Posted on February 10, 2009. Filed under: one pot, poultry, soul, soup |

I hadn’t been planning on posting two recipes in a row, but I have a feeling the cold spell won’t last.  Yup, it’s actually cold enough in Los Angeles to make soup.  (Note: It is NOT cold enough to wear a parka.  If you are an Angeleno who breaks out the mittens and scarves when the temperature drops below 65, please email me.  We’re going to take a little field trip.  To Canada.)
I thought this recipe was pretty timeless, but, this time around, I actually found a way to improve it.  Amazing.
1 Big Old Chicken
5 Carrots
5 Stalks Celery, including leaves
1 Onion
2 Parsnips
1 Turnip
Big old chicken?  Indeed.  The older the bird, the more flavor in the bones.  So look for a chicken labeled ‘roaster’.
Rinse the chicken.  Place it in a large stock pot, and cover with cold water.  Bring to a boil, and let the scum rise to the top.  Remove chicken, and rinse both the bird and the pot.  Return the chicken, add remaining ingredients.  Cover with more cold water.
Simmer for about 4 hours.  Simmer, my friends, not boil.  Strain broth.  Save the chicken and carrots, they’re good eating.  Compost the rest.
If you want a really clear broth, you can return the strained soup to the pan, and add two lightly beaten egg whites.

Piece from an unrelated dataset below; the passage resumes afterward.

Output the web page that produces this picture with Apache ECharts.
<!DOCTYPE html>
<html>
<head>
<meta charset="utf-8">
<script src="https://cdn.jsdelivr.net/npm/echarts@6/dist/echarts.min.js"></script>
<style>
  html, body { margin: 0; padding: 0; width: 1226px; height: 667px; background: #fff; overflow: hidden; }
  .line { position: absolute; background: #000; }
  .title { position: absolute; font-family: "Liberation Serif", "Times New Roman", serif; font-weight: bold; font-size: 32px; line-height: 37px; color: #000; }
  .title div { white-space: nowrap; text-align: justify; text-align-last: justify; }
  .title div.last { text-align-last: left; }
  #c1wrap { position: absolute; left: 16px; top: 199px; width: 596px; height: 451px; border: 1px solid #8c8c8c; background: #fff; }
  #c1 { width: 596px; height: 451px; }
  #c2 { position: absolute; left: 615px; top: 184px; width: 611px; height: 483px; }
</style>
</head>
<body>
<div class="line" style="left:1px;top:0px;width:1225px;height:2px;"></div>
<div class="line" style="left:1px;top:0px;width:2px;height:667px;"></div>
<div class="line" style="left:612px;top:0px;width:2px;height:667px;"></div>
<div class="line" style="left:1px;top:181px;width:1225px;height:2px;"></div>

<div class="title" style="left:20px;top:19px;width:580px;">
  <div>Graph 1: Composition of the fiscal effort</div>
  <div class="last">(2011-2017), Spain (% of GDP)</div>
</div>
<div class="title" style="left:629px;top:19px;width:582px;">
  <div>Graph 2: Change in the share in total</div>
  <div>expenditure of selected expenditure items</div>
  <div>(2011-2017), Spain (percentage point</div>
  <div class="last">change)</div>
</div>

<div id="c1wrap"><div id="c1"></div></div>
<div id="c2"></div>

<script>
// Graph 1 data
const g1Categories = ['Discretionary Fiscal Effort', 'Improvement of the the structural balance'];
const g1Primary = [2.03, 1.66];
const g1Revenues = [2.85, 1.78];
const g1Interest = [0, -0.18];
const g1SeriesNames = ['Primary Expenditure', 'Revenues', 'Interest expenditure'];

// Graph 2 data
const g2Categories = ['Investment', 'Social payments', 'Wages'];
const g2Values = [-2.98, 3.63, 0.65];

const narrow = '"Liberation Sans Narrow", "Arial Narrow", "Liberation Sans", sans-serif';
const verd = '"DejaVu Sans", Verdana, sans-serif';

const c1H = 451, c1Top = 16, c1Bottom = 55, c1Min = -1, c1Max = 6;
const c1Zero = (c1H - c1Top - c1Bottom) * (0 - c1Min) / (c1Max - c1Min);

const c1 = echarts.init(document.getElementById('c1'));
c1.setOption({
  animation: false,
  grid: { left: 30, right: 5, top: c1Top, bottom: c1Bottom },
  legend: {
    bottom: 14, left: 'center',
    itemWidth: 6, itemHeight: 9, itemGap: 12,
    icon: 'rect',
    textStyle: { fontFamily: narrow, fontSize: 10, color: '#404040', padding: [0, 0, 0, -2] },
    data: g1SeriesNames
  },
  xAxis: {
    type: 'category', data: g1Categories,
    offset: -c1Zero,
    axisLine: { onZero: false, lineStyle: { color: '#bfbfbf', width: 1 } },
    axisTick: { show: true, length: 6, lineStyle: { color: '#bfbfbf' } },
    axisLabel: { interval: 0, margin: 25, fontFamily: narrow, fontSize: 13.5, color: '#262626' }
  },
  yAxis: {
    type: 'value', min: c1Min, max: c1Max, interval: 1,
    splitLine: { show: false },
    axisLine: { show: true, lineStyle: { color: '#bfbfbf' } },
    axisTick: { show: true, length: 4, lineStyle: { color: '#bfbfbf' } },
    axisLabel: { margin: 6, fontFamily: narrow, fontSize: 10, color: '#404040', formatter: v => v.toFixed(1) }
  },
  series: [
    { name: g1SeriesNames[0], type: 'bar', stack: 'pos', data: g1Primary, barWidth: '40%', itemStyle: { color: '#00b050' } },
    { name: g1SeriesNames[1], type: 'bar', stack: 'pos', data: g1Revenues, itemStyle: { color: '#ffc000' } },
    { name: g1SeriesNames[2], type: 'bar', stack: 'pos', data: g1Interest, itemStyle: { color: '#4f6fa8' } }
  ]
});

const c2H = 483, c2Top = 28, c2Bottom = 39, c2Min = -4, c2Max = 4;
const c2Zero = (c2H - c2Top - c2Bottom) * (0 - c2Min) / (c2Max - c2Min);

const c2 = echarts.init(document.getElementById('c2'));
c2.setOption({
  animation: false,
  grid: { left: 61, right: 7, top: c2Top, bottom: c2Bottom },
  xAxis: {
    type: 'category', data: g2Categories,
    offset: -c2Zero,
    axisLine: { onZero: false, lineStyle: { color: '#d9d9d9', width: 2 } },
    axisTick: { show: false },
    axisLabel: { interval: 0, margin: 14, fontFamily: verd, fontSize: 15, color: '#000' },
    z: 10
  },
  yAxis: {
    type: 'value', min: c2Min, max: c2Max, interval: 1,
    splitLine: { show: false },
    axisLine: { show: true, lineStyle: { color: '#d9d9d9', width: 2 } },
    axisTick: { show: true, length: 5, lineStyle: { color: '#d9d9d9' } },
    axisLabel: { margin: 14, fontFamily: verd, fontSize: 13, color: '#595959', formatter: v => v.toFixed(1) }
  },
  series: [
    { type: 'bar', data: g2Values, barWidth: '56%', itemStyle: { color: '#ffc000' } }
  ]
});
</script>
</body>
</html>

Allow to boil for a few minutes, and the extra junk will be picked up by the congealing protein in the egg.  Strain this through a cheese cloth.  The result will be a nice clear broth.  For me, the work/flavor/beauty ratio favors work waaaay to much to make this worthwhile.  But, if this sort of thing matters to you, do it!
Now for something special: Right before serving, I chopped a small handful of celery leaves and added them to the soup.  Balls.  I enjoyed this much more than adding chopped dill, which is the traditional garnish.